● THE TASK: Copy out the listing that follows, exactly, without its pictures.

● DATA LINES:
::::

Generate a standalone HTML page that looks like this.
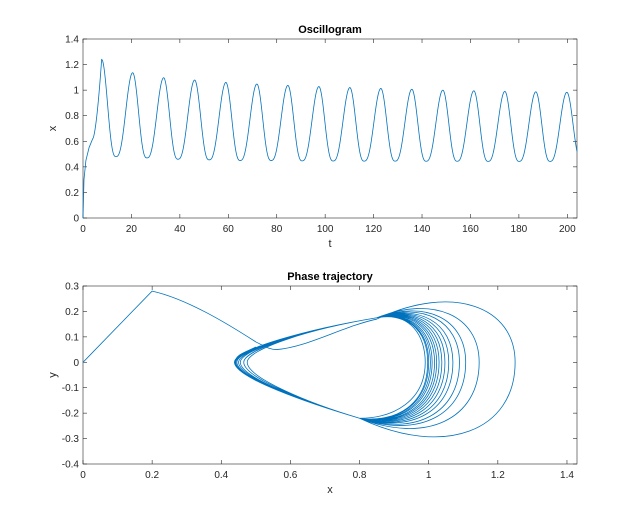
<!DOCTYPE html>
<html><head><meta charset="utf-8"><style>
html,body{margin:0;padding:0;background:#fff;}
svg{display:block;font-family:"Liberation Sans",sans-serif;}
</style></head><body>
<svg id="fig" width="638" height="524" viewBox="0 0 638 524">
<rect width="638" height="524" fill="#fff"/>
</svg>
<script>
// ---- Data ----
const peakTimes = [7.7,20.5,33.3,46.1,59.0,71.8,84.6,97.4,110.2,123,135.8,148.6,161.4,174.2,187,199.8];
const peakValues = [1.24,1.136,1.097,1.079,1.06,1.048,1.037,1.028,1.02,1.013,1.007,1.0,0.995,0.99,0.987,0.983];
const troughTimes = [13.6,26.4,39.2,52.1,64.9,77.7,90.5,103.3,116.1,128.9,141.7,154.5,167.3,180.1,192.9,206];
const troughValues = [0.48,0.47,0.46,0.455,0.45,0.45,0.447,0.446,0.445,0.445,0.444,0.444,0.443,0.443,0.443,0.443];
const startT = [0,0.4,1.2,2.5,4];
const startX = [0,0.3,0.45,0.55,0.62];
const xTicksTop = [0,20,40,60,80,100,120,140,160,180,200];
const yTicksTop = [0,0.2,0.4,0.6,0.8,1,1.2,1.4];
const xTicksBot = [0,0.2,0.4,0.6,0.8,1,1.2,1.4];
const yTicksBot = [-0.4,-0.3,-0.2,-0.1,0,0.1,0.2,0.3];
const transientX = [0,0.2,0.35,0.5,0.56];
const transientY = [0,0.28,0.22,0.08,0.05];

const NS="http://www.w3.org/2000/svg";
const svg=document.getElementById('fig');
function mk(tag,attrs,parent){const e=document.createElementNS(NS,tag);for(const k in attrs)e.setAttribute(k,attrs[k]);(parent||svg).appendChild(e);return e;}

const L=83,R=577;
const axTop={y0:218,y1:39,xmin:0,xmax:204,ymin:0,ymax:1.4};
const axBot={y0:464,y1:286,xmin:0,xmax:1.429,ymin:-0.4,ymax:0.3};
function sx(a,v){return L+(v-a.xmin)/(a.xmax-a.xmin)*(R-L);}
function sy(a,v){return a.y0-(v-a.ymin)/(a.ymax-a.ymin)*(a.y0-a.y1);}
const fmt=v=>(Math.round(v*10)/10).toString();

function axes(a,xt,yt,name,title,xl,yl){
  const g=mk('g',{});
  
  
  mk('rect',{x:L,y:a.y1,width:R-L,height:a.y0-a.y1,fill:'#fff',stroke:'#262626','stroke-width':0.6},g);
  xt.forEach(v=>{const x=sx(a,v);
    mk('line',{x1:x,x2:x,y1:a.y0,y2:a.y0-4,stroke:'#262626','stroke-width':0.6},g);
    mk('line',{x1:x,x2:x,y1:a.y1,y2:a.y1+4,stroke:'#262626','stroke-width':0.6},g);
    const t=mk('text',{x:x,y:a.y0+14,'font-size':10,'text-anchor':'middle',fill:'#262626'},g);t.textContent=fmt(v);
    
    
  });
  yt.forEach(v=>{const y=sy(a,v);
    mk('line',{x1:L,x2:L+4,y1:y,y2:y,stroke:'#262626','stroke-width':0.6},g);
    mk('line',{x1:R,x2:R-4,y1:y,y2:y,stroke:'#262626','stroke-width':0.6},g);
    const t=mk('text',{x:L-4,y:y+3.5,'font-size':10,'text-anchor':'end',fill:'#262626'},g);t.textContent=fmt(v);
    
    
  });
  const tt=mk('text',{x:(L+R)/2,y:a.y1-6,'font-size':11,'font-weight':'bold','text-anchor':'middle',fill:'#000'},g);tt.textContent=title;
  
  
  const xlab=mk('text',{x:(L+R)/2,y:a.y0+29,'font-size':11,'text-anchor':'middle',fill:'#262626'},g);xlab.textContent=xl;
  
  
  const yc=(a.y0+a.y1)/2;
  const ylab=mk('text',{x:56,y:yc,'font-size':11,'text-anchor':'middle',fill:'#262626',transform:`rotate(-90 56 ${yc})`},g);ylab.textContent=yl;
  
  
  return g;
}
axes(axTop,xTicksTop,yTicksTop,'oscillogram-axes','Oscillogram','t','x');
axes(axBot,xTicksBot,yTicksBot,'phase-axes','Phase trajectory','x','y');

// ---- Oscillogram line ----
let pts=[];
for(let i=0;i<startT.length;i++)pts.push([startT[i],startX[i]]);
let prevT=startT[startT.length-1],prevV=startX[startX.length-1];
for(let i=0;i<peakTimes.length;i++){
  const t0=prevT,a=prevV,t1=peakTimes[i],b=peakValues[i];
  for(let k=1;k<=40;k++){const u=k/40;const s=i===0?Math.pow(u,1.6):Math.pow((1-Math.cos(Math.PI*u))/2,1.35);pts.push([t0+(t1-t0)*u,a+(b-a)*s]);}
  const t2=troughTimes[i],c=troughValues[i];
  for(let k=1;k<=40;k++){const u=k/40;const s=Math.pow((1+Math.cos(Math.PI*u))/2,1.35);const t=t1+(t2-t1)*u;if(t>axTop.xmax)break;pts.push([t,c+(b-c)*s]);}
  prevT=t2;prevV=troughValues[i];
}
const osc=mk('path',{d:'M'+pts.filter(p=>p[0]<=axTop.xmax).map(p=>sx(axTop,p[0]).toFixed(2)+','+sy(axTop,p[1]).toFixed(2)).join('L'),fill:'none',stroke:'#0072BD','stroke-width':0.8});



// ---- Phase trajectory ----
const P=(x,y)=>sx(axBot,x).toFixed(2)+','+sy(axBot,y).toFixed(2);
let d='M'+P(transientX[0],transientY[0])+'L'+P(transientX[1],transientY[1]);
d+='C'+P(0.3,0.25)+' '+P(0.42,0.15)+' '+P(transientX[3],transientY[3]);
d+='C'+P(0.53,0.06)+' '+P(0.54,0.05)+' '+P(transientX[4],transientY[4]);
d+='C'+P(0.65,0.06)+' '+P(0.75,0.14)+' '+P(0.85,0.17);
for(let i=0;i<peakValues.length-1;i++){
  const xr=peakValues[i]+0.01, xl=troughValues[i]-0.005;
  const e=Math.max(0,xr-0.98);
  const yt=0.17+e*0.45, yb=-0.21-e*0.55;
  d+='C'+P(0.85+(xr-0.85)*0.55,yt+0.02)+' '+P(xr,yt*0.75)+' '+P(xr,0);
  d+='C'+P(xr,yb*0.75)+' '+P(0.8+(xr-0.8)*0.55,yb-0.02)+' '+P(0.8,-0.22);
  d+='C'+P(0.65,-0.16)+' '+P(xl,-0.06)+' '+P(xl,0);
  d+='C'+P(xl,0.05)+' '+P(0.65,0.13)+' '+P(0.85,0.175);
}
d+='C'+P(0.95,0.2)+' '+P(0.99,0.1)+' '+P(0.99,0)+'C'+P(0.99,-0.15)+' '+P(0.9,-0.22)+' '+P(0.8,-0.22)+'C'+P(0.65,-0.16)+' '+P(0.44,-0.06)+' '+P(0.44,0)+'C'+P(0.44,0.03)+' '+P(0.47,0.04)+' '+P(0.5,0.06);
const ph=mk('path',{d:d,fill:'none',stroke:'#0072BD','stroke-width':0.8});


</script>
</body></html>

::::

● RIGHT ANSWER:
Generate a standalone HTML page that looks like this.
<!DOCTYPE html>
<html><head><meta charset="utf-8"><style>
html,body{margin:0;padding:0;background:#fff;}
svg{display:block;font-family:"Liberation Sans",sans-serif;}
</style></head><body>
<svg id="fig" width="638" height="524" viewBox="0 0 638 524">
<rect width="638" height="524" fill="#fff"/>
</svg>
<script>
// ---- Data ----
const peakTimes = [7.7,20.5,33.3,46.1,59.0,71.8,84.6,97.4,110.2,123,135.8,148.6,161.4,174.2,187,199.8];
const peakValues = [1.24,1.136,1.097,1.079,1.06,1.048,1.037,1.028,1.02,1.013,1.007,1.0,0.995,0.99,0.987,0.983];
const troughTimes = [13.6,26.4,39.2,52.1,64.9,77.7,90.5,103.3,116.1,128.9,141.7,154.5,167.3,180.1,192.9,206];
const troughValues = [0.48,0.47,0.46,0.455,0.45,0.45,0.447,0.446,0.445,0.445,0.444,0.444,0.443,0.443,0.443,0.443];
const startT = [0,0.4,1.2,2.5,4];
const startX = [0,0.3,0.45,0.55,0.62];
const xTicksTop = [0,20,40,60,80,100,120,140,160,180,200];
const yTicksTop = [0,0.2,0.4,0.6,0.8,1,1.2,1.4];
const xTicksBot = [0,0.2,0.4,0.6,0.8,1,1.2,1.4];
const yTicksBot = [-0.4,-0.3,-0.2,-0.1,0,0.1,0.2,0.3];
const transientX = [0,0.2,0.35,0.5,0.56];
const transientY = [0,0.28,0.22,0.08,0.05];

const NS="http://www.w3.org/2000/svg";
const svg=document.getElementById('fig');
function mk(tag,attrs,parent){const e=document.createElementNS(NS,tag);for(const k in attrs)e.setAttribute(k,attrs[k]);(parent||svg).appendChild(e);return e;}

const L=83,R=577;
const axTop={y0:218,y1:39,xmin:0,xmax:204,ymin:0,ymax:1.4};
const axBot={y0:464,y1:286,xmin:0,xmax:1.429,ymin:-0.4,ymax:0.3};
function sx(a,v){return L+(v-a.xmin)/(a.xmax-a.xmin)*(R-L);}
function sy(a,v){return a.y0-(v-a.ymin)/(a.ymax-a.ymin)*(a.y0-a.y1);}
const fmt=v=>(Math.round(v*10)/10).toString();

function axes(a,xt,yt,name,title,xl,yl){
  const g=mk('g',{});
  
  
  mk('rect',{x:L,y:a.y1,width:R-L,height:a.y0-a.y1,fill:'#fff',stroke:'#262626','stroke-width':0.6},g);
  xt.forEach(v=>{const x=sx(a,v);
    mk('line',{x1:x,x2:x,y1:a.y0,y2:a.y0-4,stroke:'#262626','stroke-width':0.6},g);
    mk('line',{x1:x,x2:x,y1:a.y1,y2:a.y1+4,stroke:'#262626','stroke-width':0.6},g);
    const t=mk('text',{x:x,y:a.y0+14,'font-size':10,'text-anchor':'middle',fill:'#262626'},g);t.textContent=fmt(v);
    
    
  });
  yt.forEach(v=>{const y=sy(a,v);
    mk('line',{x1:L,x2:L+4,y1:y,y2:y,stroke:'#262626','stroke-width':0.6},g);
    mk('line',{x1:R,x2:R-4,y1:y,y2:y,stroke:'#262626','stroke-width':0.6},g);
    const t=mk('text',{x:L-4,y:y+3.5,'font-size':10,'text-anchor':'end',fill:'#262626'},g);t.textContent=fmt(v);
    
    
  });
  const tt=mk('text',{x:(L+R)/2,y:a.y1-6,'font-size':11,'font-weight':'bold','text-anchor':'middle',fill:'#000'},g);tt.textContent=title;
  
  
  const xlab=mk('text',{x:(L+R)/2,y:a.y0+29,'font-size':11,'text-anchor':'middle',fill:'#262626'},g);xlab.textContent=xl;
  
  
  const yc=(a.y0+a.y1)/2;
  const ylab=mk('text',{x:56,y:yc,'font-size':11,'text-anchor':'middle',fill:'#262626',transform:`rotate(-90 56 ${yc})`},g);ylab.textContent=yl;
  
  
  return g;
}
axes(axTop,xTicksTop,yTicksTop,'oscillogram-axes','Oscillogram','t','x');
axes(axBot,xTicksBot,yTicksBot,'phase-axes','Phase trajectory','x','y');

// ---- Oscillogram line ----
let pts=[];
for(let i=0;i<startT.length;i++)pts.push([startT[i],startX[i]]);
let prevT=startT[startT.length-1],prevV=startX[startX.length-1];
for(let i=0;i<peakTimes.length;i++){
  const t0=prevT,a=prevV,t1=peakTimes[i],b=peakValues[i];
  for(let k=1;k<=40;k++){const u=k/40;const s=i===0?Math.pow(u,1.6):Math.pow((1-Math.cos(Math.PI*u))/2,1.35);pts.push([t0+(t1-t0)*u,a+(b-a)*s]);}
  const t2=troughTimes[i],c=troughValues[i];
  for(let k=1;k<=40;k++){const u=k/40;const s=Math.pow((1+Math.cos(Math.PI*u))/2,1.35);const t=t1+(t2-t1)*u;if(t>axTop.xmax)break;pts.push([t,c+(b-c)*s]);}
  prevT=t2;prevV=troughValues[i];
}
const osc=mk('path',{d:'M'+pts.filter(p=>p[0]<=axTop.xmax).map(p=>sx(axTop,p[0]).toFixed(2)+','+sy(axTop,p[1]).toFixed(2)).join('L'),fill:'none',stroke:'#0072BD','stroke-width':0.8});



// ---- Phase trajectory ----
const P=(x,y)=>sx(axBot,x).toFixed(2)+','+sy(axBot,y).toFixed(2);
let d='M'+P(transientX[0],transientY[0])+'L'+P(transientX[1],transientY[1]);
d+='C'+P(0.3,0.25)+' '+P(0.42,0.15)+' '+P(transientX[3],transientY[3]);
d+='C'+P(0.53,0.06)+' '+P(0.54,0.05)+' '+P(transientX[4],transientY[4]);
d+='C'+P(0.65,0.06)+' '+P(0.75,0.14)+' '+P(0.85,0.17);
for(let i=0;i<peakValues.length-1;i++){
  const xr=peakValues[i]+0.01, xl=troughValues[i]-0.005;
  const e=Math.max(0,xr-0.98);
  const yt=0.17+e*0.45, yb=-0.21-e*0.55;
  d+='C'+P(0.85+(xr-0.85)*0.55,yt+0.02)+' '+P(xr,yt*0.75)+' '+P(xr,0);
  d+='C'+P(xr,yb*0.75)+' '+P(0.8+(xr-0.8)*0.55,yb-0.02)+' '+P(0.8,-0.22);
  d+='C'+P(0.65,-0.16)+' '+P(xl,-0.06)+' '+P(xl,0);
  d+='C'+P(xl,0.05)+' '+P(0.65,0.13)+' '+P(0.85,0.175);
}
d+='C'+P(0.95,0.2)+' '+P(0.99,0.1)+' '+P(0.99,0)+'C'+P(0.99,-0.15)+' '+P(0.9,-0.22)+' '+P(0.8,-0.22)+'C'+P(0.65,-0.16)+' '+P(0.44,-0.06)+' '+P(0.44,0)+'C'+P(0.44,0.03)+' '+P(0.47,0.04)+' '+P(0.5,0.06);
const ph=mk('path',{d:d,fill:'none',stroke:'#0072BD','stroke-width':0.8});


</script>
</body></html>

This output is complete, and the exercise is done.